Another is assuming any cover that “fits most cars” will fit your seat well enough for road trips. Buckle access, seat width, and dog size matter more than generic packaging language.
A third is forgetting that the dog needs recovery space after stops. If the back seat is too cluttered, the dog comes back in wet, excited, or dusty and has nowhere easy to settle.
Finally, do not assume the back seat setup ends with the cover. Water, cleanup, and re-entry matter too. Our How to Set Up a Dog Rest Stop Routine on Road Trips guide picks up from there.
Final Thoughts
Setting up the back seat for a dog road trip is less about buying more gear and more about making a few things work together cleanly. Protect the seat, keep the useful anchor points accessible, leave the dog enough room to settle, and keep the small essentials within reach.

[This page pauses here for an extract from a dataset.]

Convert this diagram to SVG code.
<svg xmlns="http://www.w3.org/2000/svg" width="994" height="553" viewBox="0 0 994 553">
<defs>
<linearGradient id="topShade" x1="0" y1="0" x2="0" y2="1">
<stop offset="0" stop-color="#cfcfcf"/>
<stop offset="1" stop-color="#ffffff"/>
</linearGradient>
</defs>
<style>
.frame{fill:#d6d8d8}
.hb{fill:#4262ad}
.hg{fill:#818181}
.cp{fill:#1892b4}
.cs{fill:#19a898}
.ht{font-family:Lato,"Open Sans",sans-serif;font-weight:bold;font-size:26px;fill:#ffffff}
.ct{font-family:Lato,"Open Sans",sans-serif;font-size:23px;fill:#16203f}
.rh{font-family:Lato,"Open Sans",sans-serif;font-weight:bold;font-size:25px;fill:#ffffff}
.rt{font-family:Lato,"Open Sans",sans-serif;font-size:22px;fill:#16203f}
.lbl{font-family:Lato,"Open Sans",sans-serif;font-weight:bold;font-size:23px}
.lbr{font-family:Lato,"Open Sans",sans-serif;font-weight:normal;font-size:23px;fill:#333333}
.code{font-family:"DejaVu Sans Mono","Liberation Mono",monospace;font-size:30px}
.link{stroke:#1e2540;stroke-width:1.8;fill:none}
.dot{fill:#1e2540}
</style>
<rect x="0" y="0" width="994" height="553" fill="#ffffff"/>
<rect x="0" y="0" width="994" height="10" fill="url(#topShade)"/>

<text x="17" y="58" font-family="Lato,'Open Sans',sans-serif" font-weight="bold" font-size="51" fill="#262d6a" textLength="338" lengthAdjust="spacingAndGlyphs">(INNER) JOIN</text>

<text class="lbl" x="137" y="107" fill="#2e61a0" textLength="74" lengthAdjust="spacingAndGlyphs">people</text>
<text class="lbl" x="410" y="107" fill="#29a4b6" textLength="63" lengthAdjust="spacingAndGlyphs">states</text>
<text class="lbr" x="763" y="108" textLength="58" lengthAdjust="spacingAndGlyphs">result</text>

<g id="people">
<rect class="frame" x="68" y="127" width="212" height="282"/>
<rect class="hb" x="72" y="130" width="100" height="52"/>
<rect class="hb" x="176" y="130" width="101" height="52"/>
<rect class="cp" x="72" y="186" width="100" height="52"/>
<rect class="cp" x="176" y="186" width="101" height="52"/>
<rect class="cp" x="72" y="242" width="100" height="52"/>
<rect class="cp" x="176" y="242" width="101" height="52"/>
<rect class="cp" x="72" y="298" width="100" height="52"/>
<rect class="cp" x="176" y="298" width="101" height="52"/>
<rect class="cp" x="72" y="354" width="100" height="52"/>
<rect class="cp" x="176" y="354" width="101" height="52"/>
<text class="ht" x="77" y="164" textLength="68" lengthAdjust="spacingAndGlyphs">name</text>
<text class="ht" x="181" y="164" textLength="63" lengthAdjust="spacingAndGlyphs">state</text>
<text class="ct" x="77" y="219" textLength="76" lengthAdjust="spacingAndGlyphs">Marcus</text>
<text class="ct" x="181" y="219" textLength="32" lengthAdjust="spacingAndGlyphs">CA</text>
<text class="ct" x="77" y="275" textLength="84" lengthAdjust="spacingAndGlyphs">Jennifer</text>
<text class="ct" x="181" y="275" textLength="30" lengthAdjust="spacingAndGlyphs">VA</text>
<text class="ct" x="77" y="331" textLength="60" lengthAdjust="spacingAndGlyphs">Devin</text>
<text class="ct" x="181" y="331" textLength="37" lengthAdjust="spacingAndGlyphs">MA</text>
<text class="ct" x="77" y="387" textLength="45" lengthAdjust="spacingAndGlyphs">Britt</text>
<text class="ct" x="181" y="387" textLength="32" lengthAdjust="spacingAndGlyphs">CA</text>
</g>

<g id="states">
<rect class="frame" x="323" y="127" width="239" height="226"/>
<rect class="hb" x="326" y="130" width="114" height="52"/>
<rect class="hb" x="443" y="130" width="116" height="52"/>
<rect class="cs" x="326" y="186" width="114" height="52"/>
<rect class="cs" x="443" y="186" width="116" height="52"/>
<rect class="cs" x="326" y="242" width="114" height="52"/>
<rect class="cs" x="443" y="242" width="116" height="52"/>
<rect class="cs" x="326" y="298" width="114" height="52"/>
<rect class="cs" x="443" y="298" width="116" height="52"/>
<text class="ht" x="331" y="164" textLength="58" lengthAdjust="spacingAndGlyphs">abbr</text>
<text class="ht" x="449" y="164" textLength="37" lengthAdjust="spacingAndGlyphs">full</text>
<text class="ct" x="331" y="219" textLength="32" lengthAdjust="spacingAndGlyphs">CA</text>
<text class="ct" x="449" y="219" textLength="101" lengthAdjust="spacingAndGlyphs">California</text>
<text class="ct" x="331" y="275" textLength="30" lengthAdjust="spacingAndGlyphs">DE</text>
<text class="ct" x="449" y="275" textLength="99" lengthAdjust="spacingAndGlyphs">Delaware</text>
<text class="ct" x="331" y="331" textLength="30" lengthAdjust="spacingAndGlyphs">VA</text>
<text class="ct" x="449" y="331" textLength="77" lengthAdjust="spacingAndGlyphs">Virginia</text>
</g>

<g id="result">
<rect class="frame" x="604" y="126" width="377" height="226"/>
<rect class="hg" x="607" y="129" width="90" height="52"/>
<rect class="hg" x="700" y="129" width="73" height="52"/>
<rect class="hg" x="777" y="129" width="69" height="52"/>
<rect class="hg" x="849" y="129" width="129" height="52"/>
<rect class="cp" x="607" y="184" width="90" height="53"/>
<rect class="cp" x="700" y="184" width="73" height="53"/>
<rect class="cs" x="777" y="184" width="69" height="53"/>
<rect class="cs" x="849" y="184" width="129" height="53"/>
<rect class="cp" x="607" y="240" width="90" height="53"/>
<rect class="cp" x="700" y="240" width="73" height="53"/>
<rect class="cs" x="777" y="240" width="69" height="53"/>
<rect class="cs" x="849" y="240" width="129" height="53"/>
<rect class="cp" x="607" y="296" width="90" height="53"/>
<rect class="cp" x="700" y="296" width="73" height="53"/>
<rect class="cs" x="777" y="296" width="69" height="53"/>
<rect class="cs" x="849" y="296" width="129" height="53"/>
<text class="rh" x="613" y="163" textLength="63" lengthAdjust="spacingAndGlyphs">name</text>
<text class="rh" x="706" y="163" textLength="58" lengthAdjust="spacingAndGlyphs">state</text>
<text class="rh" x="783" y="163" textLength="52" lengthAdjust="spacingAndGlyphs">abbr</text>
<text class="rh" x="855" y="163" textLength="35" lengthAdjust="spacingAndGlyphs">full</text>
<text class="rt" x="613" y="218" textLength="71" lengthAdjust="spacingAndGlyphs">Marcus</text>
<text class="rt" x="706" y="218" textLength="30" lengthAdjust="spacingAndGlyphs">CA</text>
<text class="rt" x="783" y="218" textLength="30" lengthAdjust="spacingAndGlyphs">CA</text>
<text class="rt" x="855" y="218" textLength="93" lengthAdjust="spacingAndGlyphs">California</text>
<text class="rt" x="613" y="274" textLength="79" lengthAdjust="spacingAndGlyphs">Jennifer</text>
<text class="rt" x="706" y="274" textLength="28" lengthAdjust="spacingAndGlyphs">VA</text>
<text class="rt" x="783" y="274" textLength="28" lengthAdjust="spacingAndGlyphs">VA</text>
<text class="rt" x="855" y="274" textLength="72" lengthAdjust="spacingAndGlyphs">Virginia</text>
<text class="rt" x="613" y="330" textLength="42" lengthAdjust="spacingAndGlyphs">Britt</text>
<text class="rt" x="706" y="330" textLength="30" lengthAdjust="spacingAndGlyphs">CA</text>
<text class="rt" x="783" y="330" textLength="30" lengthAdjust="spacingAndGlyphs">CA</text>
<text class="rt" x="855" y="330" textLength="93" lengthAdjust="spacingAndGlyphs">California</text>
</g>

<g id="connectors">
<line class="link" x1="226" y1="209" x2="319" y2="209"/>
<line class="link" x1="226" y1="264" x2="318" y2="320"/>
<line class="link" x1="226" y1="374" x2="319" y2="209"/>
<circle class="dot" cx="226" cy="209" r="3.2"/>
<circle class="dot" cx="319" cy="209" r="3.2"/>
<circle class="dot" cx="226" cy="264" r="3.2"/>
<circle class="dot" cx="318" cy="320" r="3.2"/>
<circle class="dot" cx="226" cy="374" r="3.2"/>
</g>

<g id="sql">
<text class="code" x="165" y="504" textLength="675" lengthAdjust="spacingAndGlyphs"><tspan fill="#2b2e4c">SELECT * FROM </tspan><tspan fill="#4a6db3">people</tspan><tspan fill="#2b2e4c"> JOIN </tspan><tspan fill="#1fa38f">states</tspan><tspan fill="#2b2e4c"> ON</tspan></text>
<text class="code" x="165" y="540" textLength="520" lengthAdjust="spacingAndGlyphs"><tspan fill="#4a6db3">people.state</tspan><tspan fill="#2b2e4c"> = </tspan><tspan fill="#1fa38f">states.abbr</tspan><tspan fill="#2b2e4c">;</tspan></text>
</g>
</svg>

If the setup feels calm when the car is parked, it usually feels better once the trip starts too. That is the real test. Not how many accessories are in the back seat, but whether the dog can ride there comfortably and you can manage the stop-and-start parts of the trip without a mess.
FAQ
Should my dog ride in the back seat on a road trip?
For many dogs, yes, especially when the back seat works with the restraint or travel setup you are using. The safest and most practical location depends on the dog, vehicle, and gear.
Is a dog hammock better than a regular seat cover?
Sometimes. A hammock can help with containment and footwell coverage, but it is not always the best fit for shared back seats or cars where buckle access matters a lot.
How much space should a dog have on the back seat?
Enough to turn, lie down, and settle without being crowded by luggage or gear. The exact amount depends on the dog’s size and how long the drive is.
What should stay within reach in the back seat area?
A towel, waste bags, water, and the small items you use at every stop. If you have to unpack half the car to reach them, the setup needs work.
Can I keep bags on the back seat beside the dog?
Yes, if they do not crowd the dog’s riding space or create unstable clutter. Soft bags are usually easier to share space with than rigid storage bins.